#### Required work
Your reply should be one number: the count of lines holding the word "picture".

— Start —

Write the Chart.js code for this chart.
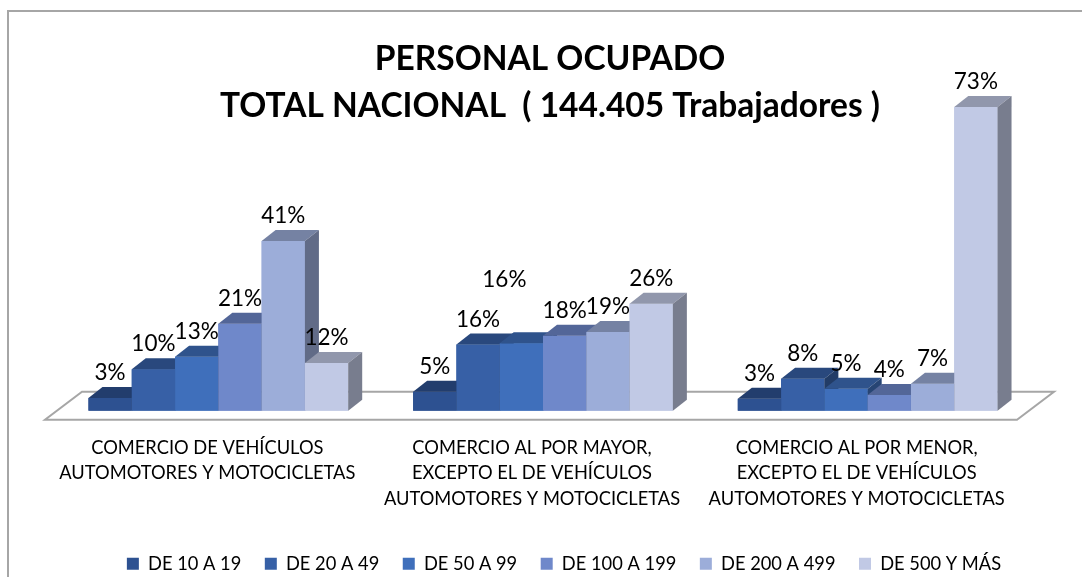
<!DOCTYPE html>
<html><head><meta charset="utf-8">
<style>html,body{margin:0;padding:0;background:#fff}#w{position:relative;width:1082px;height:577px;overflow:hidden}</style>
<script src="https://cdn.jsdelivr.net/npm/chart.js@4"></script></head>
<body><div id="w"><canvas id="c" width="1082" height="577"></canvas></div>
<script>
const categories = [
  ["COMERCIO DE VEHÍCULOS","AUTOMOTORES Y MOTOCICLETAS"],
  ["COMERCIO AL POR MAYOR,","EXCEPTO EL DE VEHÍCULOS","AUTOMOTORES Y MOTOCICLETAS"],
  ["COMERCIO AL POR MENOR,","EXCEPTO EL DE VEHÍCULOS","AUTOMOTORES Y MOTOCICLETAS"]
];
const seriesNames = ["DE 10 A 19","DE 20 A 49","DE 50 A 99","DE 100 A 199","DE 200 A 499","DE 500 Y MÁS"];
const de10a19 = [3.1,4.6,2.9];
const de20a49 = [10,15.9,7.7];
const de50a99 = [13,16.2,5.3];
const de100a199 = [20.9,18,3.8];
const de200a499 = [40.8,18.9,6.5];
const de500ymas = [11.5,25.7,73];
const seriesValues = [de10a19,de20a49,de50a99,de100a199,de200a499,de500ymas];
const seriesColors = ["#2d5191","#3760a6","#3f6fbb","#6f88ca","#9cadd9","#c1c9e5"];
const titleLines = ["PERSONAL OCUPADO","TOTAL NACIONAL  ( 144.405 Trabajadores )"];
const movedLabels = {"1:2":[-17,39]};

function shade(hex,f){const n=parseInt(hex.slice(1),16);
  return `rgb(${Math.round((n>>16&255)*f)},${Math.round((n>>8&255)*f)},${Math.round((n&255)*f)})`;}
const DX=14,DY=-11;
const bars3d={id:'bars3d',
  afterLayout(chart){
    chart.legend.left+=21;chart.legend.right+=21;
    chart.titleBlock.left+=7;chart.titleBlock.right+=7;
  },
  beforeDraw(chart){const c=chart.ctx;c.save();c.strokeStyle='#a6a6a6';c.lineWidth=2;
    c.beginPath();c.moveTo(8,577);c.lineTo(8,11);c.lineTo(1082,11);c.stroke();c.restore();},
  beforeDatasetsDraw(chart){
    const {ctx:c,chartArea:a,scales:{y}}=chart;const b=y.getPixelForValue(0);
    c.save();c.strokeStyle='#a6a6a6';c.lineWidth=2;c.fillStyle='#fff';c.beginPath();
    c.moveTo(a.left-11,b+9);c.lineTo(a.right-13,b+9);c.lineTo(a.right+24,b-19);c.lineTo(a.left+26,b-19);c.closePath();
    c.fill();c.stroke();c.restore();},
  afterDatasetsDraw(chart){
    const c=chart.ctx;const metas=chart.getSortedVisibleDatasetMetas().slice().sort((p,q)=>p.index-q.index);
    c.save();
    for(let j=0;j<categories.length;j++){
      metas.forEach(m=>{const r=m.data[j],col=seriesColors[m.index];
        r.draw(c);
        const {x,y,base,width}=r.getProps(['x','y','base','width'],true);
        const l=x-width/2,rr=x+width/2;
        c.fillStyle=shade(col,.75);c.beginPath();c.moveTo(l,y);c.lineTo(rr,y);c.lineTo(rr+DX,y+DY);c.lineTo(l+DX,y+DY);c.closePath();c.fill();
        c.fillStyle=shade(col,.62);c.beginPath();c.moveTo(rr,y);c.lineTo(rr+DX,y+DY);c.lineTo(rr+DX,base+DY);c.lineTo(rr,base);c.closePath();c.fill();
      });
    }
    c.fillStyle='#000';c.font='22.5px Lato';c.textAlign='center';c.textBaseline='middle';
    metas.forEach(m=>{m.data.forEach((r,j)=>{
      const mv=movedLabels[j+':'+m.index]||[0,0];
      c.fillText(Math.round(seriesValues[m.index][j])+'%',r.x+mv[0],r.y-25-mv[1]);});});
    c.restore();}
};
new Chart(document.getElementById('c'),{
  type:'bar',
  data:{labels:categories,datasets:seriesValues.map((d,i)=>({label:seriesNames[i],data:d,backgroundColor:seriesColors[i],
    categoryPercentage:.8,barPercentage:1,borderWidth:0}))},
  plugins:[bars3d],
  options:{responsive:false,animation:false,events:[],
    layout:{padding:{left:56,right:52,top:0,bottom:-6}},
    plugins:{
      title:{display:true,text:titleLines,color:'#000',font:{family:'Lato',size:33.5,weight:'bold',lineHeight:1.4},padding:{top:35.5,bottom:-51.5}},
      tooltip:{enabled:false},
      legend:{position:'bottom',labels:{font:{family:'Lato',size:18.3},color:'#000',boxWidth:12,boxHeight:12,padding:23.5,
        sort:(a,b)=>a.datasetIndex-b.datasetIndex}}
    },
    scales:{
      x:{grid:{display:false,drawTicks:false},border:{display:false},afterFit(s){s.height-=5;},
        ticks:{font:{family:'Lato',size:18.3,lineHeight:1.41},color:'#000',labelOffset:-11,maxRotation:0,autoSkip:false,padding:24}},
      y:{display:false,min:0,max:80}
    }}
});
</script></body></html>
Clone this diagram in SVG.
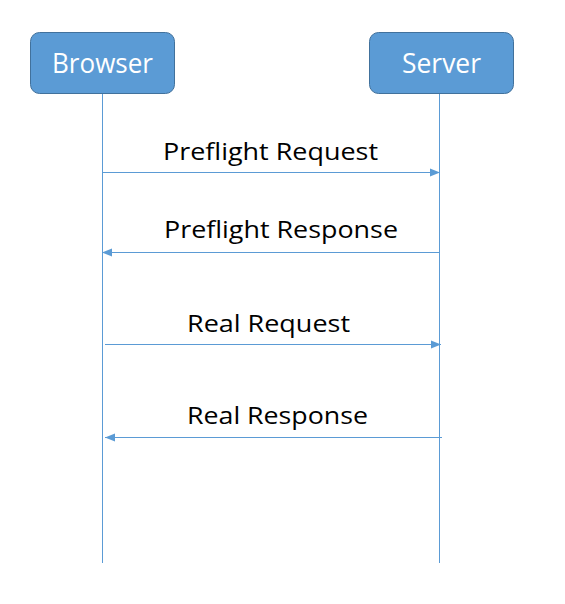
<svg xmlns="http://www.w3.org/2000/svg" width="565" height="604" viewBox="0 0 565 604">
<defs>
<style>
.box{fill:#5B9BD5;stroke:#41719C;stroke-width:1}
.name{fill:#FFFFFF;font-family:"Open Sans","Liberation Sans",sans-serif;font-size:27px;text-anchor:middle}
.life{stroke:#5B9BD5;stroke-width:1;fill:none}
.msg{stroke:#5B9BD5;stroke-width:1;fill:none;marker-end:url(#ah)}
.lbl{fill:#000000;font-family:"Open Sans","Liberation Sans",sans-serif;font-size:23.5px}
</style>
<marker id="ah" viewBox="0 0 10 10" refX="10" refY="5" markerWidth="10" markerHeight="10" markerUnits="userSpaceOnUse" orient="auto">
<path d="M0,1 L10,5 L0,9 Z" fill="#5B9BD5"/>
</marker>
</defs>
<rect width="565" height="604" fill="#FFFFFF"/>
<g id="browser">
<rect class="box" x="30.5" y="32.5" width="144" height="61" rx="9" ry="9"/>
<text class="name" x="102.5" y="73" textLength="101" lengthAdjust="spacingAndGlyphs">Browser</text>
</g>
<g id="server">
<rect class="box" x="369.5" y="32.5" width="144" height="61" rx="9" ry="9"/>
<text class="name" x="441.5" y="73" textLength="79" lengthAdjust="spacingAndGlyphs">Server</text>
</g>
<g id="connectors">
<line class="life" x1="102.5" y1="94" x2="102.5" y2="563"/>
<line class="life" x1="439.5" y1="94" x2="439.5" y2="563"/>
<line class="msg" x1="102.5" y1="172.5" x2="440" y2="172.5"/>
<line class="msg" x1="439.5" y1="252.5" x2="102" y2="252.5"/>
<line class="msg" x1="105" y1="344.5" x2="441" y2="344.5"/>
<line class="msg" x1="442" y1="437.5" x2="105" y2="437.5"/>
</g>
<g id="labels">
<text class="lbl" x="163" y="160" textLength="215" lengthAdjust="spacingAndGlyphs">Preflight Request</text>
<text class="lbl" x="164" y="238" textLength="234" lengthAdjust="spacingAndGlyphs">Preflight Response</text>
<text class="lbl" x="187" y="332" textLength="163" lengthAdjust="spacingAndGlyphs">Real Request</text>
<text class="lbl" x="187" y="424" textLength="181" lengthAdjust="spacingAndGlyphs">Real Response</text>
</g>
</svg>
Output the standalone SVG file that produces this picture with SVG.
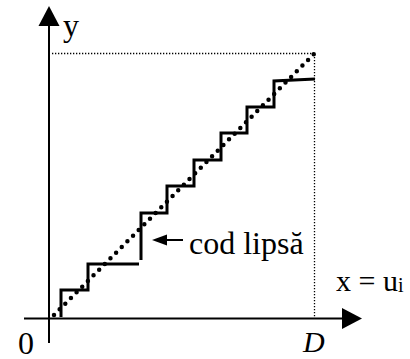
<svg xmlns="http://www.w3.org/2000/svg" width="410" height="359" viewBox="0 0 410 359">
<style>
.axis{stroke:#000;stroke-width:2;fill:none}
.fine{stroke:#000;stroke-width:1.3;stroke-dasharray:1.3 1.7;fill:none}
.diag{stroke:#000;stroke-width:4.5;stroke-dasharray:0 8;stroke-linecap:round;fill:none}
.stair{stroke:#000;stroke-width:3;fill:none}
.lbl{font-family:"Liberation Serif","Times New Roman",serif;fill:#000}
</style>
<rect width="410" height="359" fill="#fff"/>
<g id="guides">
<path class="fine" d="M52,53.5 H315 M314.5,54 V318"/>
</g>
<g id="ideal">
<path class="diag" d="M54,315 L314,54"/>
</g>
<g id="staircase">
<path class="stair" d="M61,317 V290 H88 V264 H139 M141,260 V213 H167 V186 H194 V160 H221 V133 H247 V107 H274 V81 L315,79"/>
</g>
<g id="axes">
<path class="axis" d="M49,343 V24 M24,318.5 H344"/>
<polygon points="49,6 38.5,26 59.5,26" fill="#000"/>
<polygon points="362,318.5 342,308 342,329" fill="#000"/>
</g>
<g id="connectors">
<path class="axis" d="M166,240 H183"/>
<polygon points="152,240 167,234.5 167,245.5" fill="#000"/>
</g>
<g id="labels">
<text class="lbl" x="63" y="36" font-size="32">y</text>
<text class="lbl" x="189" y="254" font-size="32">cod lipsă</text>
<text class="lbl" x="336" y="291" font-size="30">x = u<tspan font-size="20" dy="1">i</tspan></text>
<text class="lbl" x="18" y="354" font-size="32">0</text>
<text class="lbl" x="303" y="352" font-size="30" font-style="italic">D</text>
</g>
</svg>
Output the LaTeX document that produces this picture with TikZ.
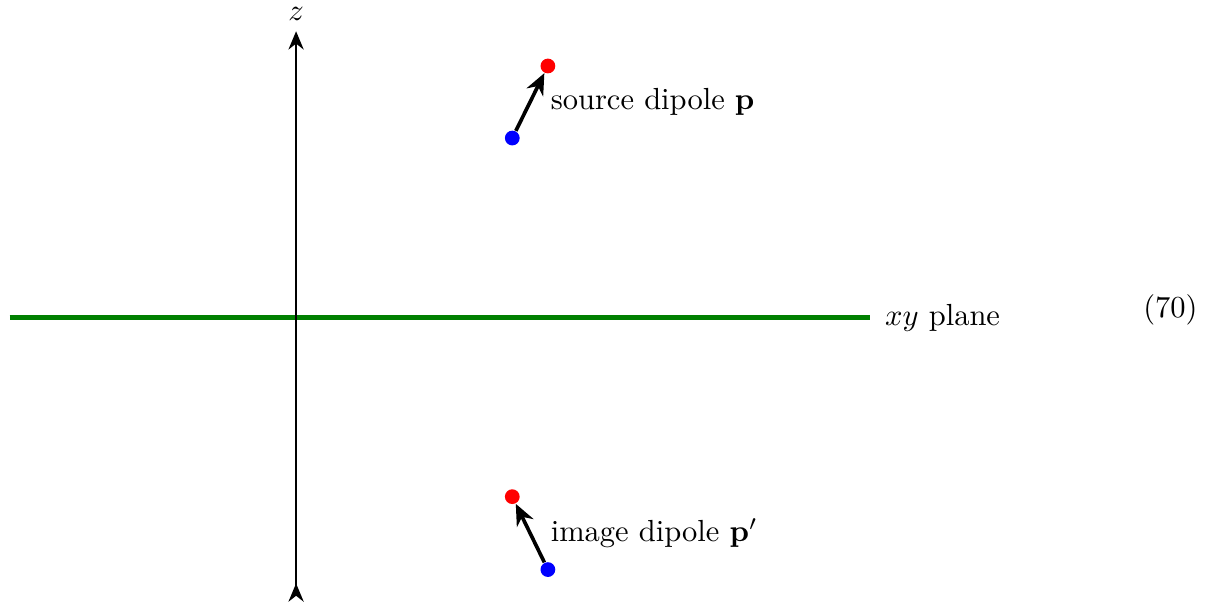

— End —

#### Completed exercise
2